> [Instructions to follow]: Track down the lines that contain "this" and copy them.

:: Supplied records

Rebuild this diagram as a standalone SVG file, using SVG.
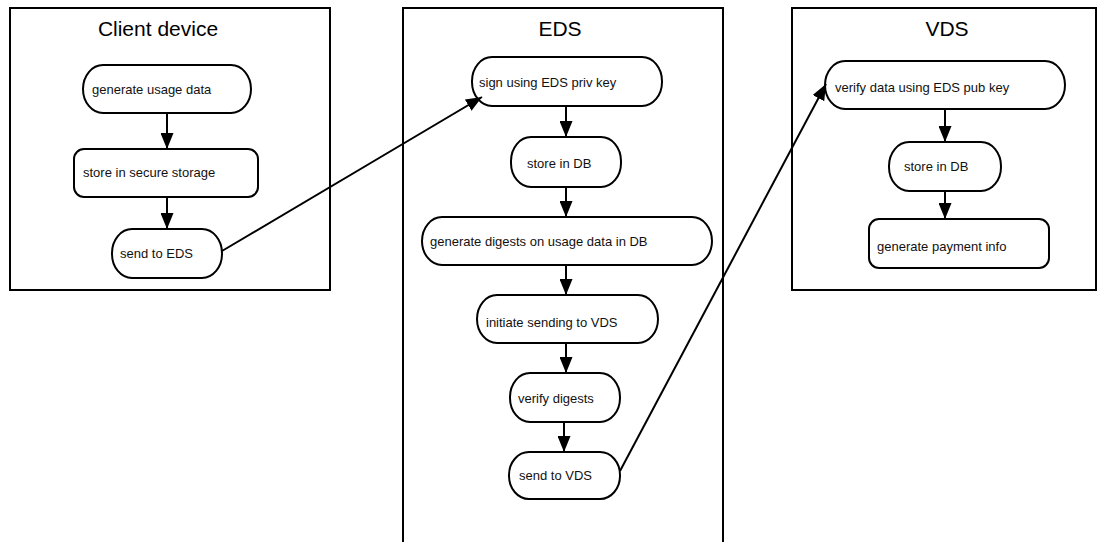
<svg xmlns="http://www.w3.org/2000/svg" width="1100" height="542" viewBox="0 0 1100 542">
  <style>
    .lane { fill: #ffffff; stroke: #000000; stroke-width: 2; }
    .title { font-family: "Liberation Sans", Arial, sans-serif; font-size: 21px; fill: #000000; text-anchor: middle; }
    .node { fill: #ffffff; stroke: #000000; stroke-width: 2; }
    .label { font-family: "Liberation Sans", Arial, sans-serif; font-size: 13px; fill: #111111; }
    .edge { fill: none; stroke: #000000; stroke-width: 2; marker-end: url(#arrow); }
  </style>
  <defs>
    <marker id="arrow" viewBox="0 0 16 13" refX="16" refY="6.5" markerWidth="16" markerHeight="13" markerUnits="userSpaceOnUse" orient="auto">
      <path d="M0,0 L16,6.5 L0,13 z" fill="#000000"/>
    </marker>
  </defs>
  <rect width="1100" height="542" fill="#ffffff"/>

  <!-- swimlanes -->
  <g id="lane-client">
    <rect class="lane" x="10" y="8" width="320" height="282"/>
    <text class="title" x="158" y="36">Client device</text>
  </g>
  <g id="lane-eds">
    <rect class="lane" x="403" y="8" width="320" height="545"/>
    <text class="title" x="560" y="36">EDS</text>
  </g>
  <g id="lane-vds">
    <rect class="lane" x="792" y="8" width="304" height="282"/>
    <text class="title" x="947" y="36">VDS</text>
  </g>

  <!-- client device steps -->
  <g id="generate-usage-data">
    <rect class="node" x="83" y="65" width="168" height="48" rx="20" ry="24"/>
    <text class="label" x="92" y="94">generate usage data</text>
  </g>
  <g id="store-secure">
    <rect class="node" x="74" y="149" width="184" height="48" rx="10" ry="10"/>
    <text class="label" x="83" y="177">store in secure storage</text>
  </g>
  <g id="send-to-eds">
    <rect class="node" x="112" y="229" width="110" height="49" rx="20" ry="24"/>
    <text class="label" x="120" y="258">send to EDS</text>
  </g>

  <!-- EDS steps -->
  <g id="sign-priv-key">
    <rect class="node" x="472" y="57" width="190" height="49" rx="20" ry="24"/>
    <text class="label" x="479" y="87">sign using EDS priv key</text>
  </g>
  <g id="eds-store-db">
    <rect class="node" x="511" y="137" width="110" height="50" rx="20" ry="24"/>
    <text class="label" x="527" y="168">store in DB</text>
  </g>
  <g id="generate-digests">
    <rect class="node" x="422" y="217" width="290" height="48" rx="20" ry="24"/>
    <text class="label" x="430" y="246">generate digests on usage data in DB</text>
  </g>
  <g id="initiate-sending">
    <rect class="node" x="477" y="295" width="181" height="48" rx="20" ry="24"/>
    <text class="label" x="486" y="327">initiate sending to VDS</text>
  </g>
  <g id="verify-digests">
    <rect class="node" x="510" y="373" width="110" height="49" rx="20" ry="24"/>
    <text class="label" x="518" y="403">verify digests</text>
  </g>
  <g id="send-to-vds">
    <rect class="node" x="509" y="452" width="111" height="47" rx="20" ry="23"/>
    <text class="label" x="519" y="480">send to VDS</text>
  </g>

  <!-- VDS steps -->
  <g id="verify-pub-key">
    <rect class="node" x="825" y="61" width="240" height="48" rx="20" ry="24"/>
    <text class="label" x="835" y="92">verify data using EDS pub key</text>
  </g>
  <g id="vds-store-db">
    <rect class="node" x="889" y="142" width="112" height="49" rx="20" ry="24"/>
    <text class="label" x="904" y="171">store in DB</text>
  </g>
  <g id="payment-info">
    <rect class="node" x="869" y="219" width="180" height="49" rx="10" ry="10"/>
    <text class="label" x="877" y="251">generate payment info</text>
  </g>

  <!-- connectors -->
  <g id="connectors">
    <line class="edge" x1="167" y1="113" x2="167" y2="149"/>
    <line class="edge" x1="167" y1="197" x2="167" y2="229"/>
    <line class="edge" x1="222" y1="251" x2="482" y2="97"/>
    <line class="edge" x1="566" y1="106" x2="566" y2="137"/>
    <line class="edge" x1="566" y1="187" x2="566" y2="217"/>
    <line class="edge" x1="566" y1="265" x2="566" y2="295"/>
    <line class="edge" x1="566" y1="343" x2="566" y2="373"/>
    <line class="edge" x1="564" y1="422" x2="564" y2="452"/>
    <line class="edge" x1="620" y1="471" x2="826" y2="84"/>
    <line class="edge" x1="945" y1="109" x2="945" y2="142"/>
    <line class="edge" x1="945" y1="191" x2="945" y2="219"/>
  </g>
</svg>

::::
:: Supplied records

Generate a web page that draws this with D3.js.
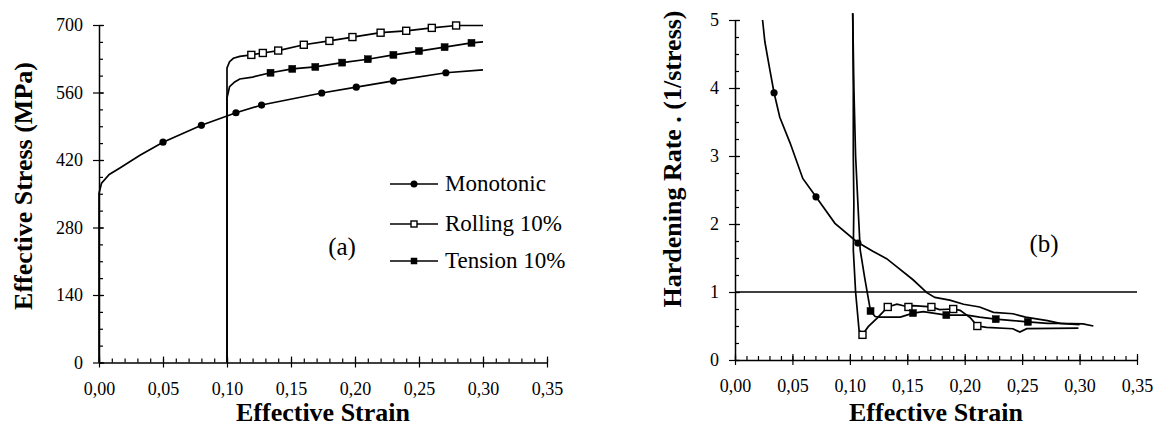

::::

> [Correct output]:
Rebuild this diagram as a standalone SVG file, using SVG.
Generate a web page that draws this with D3.js.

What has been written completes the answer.